Unnamed: 0,id,height
0,1,168.0
1,2,155.0
2,3,
3,4,173.0


In [26]:
# drop nan values
df1.dropna(inplace = True) # inplace - performs the operation on the dataframe, you don't have to resave it into a new variable
df1

Unnamed: 0,id,height
0,1,168.0
1,2,155.0
3,4,173.0


### Pandas cleaning - CSV

In [32]:
df2 = pd.read_csv("data (1).csv")
df2

Unnamed: 0,id,age,weight
0,1,20,11.0
1,2,27,
2,3,25,14.0
3,4,-999,12.0


In [33]:
# drop nan value(s)
df2.drop('weight', axis=1, inplace = True)
# however since for this calculation we do not need the weight, only age and height, we are rejecting good data
# so we just drop the whole weight column

In [34]:
df2

Unnamed: 0,id,age
0,1,20
1,2,27
2,3,25
3,4,-999


In [38]:
# check if there are any nan values in the age column
sum(df2['age'].isnull()) # no insnan, isnull creates a bool array, then counts all trues across it

0

In [39]:
# merge data based on a specific column, if they have the same id, they will combine
df = pd.merge(df1, df2, on = 'id')

In [40]:
df

Unnamed: 0,id,height,age
0,1,168.0,20
1,2,155.0,27
2,4,173.0,-999


In [43]:
# now check the stats if the data seems reasonable
df.describe()
# -317 avg age is weird, maybe -999 is for missign values so filter them out

Unnamed: 0,id,height,age
count,3.0,3.0,3.0
mean,2.333333,165.333333,-317.333333
std,1.527525,9.291573,590.351026
min,1.0,155.0,-999.0
25%,1.5,161.5,-489.5
50%,2.0,168.0,20.0
75%,3.0,170.5,23.5
max,4.0,173.0,27.0


In [48]:
df = df[df['age']>0]

df.describe()
df['age'].mean() #23.5 seems fair

23.5

In [49]:
df

Unnamed: 0,id,height,age
0,1,168.0,20
1,2,155.0,27


### Tips for data cleaning:

- Read any documentation for the dataset you have
    - Things like missing values might be arbitrarily encoded, but should (hopefully) be documented somewhere
- Check that data types are as expected.
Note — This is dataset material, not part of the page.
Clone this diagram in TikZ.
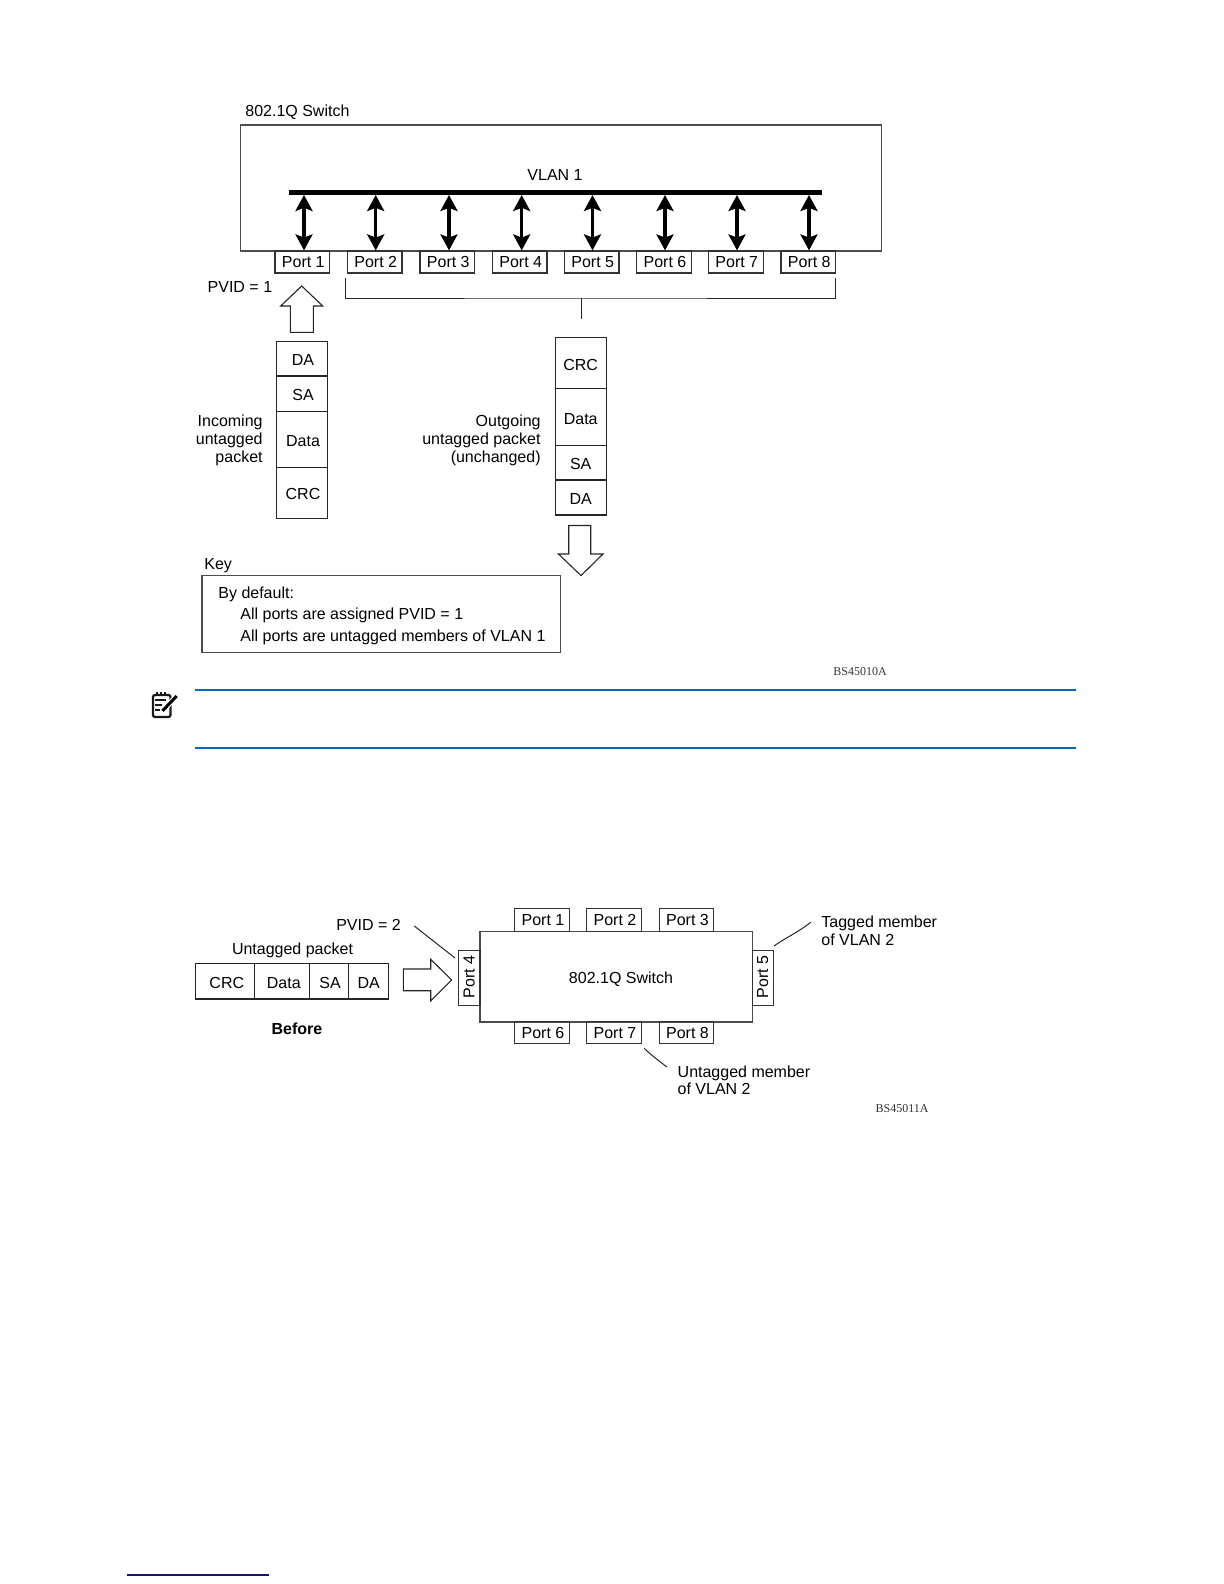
\documentclass[tikz,border=0pt]{standalone}
\usepackage{fontspec}
\setmainfont{Liberation Sans}
\newfontfamily\codefont{Liberation Serif}
\usetikzlibrary{arrows.meta}

\definecolor{noteblue}{RGB}{10,104,190}
\definecolor{footnavy}{RGB}{20,15,135}

\tikzset{
  lbl/.style={inner sep=0pt,font=\fontsize{8bp}{8.85bp}\selectfont},
  codelbl/.style={inner sep=0pt,font=\fontsize{6bp}{7bp}\selectfont\codefont,text=black!80},
  nudge/.style={execute at begin node={\kern#1}},
  portbox/.style={draw=black!80,line width=0.6bp,inner sep=0pt,minimum width=27.3bp,minimum height=11bp,font=\fontsize{8bp}{9bp}\selectfont,nudge=1bp},
  sideport/.style={portbox,rotate=90},
  cellbox/.style={draw=black!85,line width=0.6bp,inner sep=0pt,minimum width=25.4bp,text height=6.8bp,text depth=0pt,font=\fontsize{8bp}{9bp}\selectfont},
  swbox/.style={draw=black!70,line width=0.8bp,inner sep=0pt},
  busarrow/.style={{Stealth[length=8bp,width=8.5bp,inset=1.6bp]}-{Stealth[length=8bp,width=8.5bp,inset=1.6bp]},line width=1.7bp},
  thinline/.style={draw=black!85,line width=0.5bp},
  blockarrow/.style={draw=black!85,line width=0.55bp,fill=white,line join=miter},
  noterule/.style={draw=noteblue,line width=1bp}
}

\begin{document}
\begin{tikzpicture}[x=0.5bp,y=-0.5bp]
  \useasboundingbox (0,0) rectangle (1224,1584);

  % upper switch
  \node[lbl,anchor=west] (swtitle) at (245,112.5) {802.1Q Switch};
  \node[swbox,minimum width=320.5bp,minimum height=63bp] (sw) at (561,187.7) {};
  \node[lbl] (vlan) at (555,174.5) {VLAN 1};
  \node[minimum width=266.5bp,minimum height=2.2bp,inner sep=0pt,fill=black] (bus) at (555.5,192.3) {};

  \node[portbox] (port1) at (302.3,262) {Port 1};
  \node[portbox] (port2) at (374.7,262) {Port 2};
  \node[portbox] (port3) at (447.3,262) {Port 3};
  \node[portbox] (port4) at (519.7,262) {Port 4};
  \node[portbox] (port5) at (591.7,262) {Port 5};
  \node[portbox] (port6) at (664,262) {Port 6};
  \node[portbox] (port7) at (735.8,262) {Port 7};
  \node[portbox] (port8) at (808.3,262) {Port 8};

  \coordinate (tap1) at (304,195);
  \coordinate (tap2) at (375.7,195);
  \coordinate (tap3) at (449,195);
  \coordinate (tap4) at (521.7,195);
  \coordinate (tap5) at (592.5,195);
  \coordinate (tap6) at (665,195);
  \coordinate (tap7) at (737,195);
  \coordinate (tap8) at (809,195);

  \draw[busarrow,line width=2.4bp] (tap1) -- (tap1 |- port1.north);
  \draw[busarrow] (tap2) -- (tap2 |- port2.north);
  \draw[busarrow] (tap3) -- (tap3 |- port3.north);
  \draw[busarrow] (tap4) -- (tap4 |- port4.north);
  \draw[busarrow] (tap5) -- (tap5 |- port5.north);
  \draw[busarrow] (tap6) -- (tap6 |- port6.north);
  \draw[busarrow] (tap7) -- (tap7 |- port7.north);
  \draw[busarrow] (tap8) -- (tap8 |- port8.north);

  \node[lbl,anchor=west] (pvidone) at (207.3,287) {PVID = 1};

  % bracket over the outgoing packet
  \coordinate (brl) at (345,278);
  \coordinate (brr) at (835,278);
  \coordinate (brm) at (581,298);
  \coordinate (brend) at (581,318.7);
  \draw[thinline] (brl) |- (brm) -| (brr);
  \draw[thinline] (brm) -- (brend);

  % incoming packet
  \draw[blockarrow] (290.3,332.3) -- (290.3,306) -- (280.7,306) -- (301.7,286) -- (322.7,306) -- (313.3,306) -- (313.3,332.3) -- cycle;
  \node[cellbox,nudge=1bp,minimum height=17.35bp] (dain) at (302,358.6) {DA};
  \node[cellbox,nudge=1bp,minimum height=17.65bp] (sain) at (302,393.7) {SA};
  \node[cellbox,nudge=1bp,minimum height=28.2bp] (datain) at (302,439.5) {Data};
  \node[cellbox,nudge=1bp,minimum height=25.3bp] (crcin) at (302,493) {CRC};
  \node[lbl,anchor=east,align=right] (inlbl) at (263,440.3) {Incoming\\untagged\\packet};

  % outgoing packet
  \node[cellbox,minimum height=25.5bp] (crcout) at (580.7,363.2) {CRC};
  \node[cellbox,minimum height=28.5bp] (dataout) at (580.7,417.2) {Data};
  \node[cellbox,minimum height=17.15bp] (saout) at (580.7,462.9) {SA};
  \node[cellbox,minimum height=17.5bp] (daout) at (580.7,497.5) {DA};
  \node[lbl,anchor=east,align=right] (outlbl) at (541,440.3) {Outgoing\\untagged packet\\(unchanged)};
  \draw[blockarrow] (568.7,525.5) -- (568.7,554) -- (558.5,554) -- (581,575.6) -- (603,554) -- (590.7,554) -- (590.7,525.5) -- cycle;

  % key
  \node[lbl,anchor=west] (keylbl) at (204,565.5) {Key};
  \node[swbox,minimum width=179.2bp,minimum height=38.4bp] (keybox) at (381.2,614) {};
  \node[lbl,anchor=west] (keya) at (218,594) {By default:};
  \node[lbl,anchor=west] (keyb) at (240,615.5) {All ports are assigned PVID = 1};
  \node[lbl,anchor=west] (keyc) at (240,637.5) {All ports are untagged members of VLAN 1};
  \node[codelbl,anchor=west] (codea) at (833,671.5) {BS45010A};

  % note
  \coordinate (notea) at (195,689.7);
  \coordinate (noteb) at (1075.6,689.7);
  \coordinate (notec) at (195,747.7);
  \coordinate (noted) at (1075.6,747.7);
  \draw[noterule] (notea) -- (noteb);
  \draw[noterule] (notec) -- (noted);
  \draw[line width=1.1bp,rounded corners=1bp,black!90] (153,695) rectangle (170.5,717);
  \draw[line width=0.7bp,black!90] (155,700) -- (166,700) (155,705) -- (162,705) (155,710) -- (160,710);
  \draw[line width=1.1bp,dash pattern=on 1bp off 1bp,black!90] (156,693.5) -- (167,693.5);
  \draw[line width=2.6bp,white] (161.7,711.7) -- (176.7,696);
  \draw[line width=1.5bp,black] (162.5,710.8) -- (176.7,696);

  % lower switch
  \node[lbl] (pvidtwo) at (368.5,925) {PVID = 2};
  \node[lbl] (untag) at (292.5,950) {Untagged packet};
  \node[cellbox,nudge=2bp,minimum width=29.5bp,minimum height=17.85bp] (crcb) at (224.8,981.2) {CRC};
  \node[cellbox,nudge=2bp,minimum width=27.5bp,minimum height=17.85bp] (datab) at (281.8,981.2) {Data};
  \node[cellbox,nudge=1bp,minimum width=19.7bp,minimum height=17.85bp] (sab) at (329,981.2) {SA};
  \node[cellbox,minimum width=20bp,minimum height=17.85bp] (dab) at (368.7,981.2) {DA};
  \node[lbl,font=\fontsize{8bp}{9bp}\selectfont\bfseries] (before) at (297,1029) {Before};
  \draw[blockarrow] (403.3,969) -- (430.7,969) -- (430.7,959.3) -- (451.7,980) -- (430.7,1001) -- (430.7,990.7) -- (403.3,990.7) -- cycle;

  \node[swbox,minimum width=136.15bp,minimum height=45.35bp] (swb) at (616.15,976.65) {};
  \node[lbl] (swblbl) at (621,979.5) {802.1Q Switch};
  \node[portbox,minimum height=11.5bp] (pb1) at (542,919.8) {Port 1};
  \node[portbox,minimum height=11.5bp] (pb2) at (614,919.8) {Port 2};
  \node[portbox,minimum height=11.5bp] (pb3) at (686.5,919.8) {Port 3};
  \node[portbox,minimum height=11bp] (pb6) at (542,1032.8) {Port 6};
  \node[portbox,minimum height=11bp] (pb7) at (614,1032.8) {Port 7};
  \node[portbox,minimum height=11bp] (pb8) at (686.5,1032.8) {Port 8};
  \node[sideport,minimum height=10.65bp] (pb4) at (469.3,978) {Port 4};
  \node[sideport,minimum height=10.5bp] (pb5) at (762.8,978) {Port 5};

  \coordinate (pvidend) at (414.3,926);
  \coordinate (pb4end) at (455,958);
  \draw[thinline] (pvidend) -- (pb4end);

  \node[lbl,anchor=west,align=left] (taglbl) at (821,931) {Tagged member\\of VLAN 2};
  \coordinate (tagend) at (810.7,922.3);
  \coordinate (pb5end) at (774,946);
  \draw[thinline] (pb5end) .. controls (785,938) and (797,933) .. (tagend);

  \node[lbl,anchor=west,align=left] (untaglbl) at (677.3,1080.4) {Untagged member\\of VLAN 2};
  \coordinate (pb7end) at (644.3,1048.3);
  \coordinate (untagend) at (667,1067);
  \draw[thinline] (pb7end) .. controls (651,1055) and (659,1061) .. (untagend);
  \node[codelbl,anchor=west] (codeb) at (875.3,1109) {BS45011A};

  % footnote rule
  \coordinate (foota) at (127,1575);
  \coordinate (footb) at (269,1575);
  \draw[draw=footnavy,line width=0.75bp] (foota) -- (footb);
\end{tikzpicture}
\end{document}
If you are reading in mixed type data, make sure you end up with the correct encodings
    - Having numbers read in as strings, for example, is a common way data wrangling can go wrong, and this can cause analysis errors
- Visualize your data! Have a look that the distribution seems reasonable (more on this later)
- Check basic statistics. df.describe() can give you a sense if the data is really skewed
- Keep in mind how your data were collected
    - If anything comes from humans entering information into forms, this might take a lot of cleaning
        - Fixing data entry errors (typos)
        - Dealing with inputs using different units / formats / conventions
    - Cleaning this kind of data is likely to take more manual work (since mistakes are likely idiosyncratic)

# Data privacy and anonymizatzon

The Safe Harbor method requires that the following identifiers of the individuals be removed:
- Names
- Geographic Subdivisions smaller than a state**
- Dates (such as birth dates, etc), and all ages above 90
- Telephone Numbers
- Vehicle Identification Numbers
- Fax numbers
- Device identifiers and serial numbers
- Email addresses
- Web Universal Resource Locators (URLs)
- Social security numbers
- Internet Protocol (IP) addresses
- Medical record numbers
- Biometric identifiers, including finger and voice prints
- Health plan beneficiary numbers
- Full-face photographs and any comparable images
- Account numbers
- Certificate/license numbers
- Any other unique identifying number, characteristic, or code

** The first three numbers of the zip code can be kept, provided that more than 20,000 people live in the region covered by all the zip codes that share the same initial three digits (the same geographic subdivision).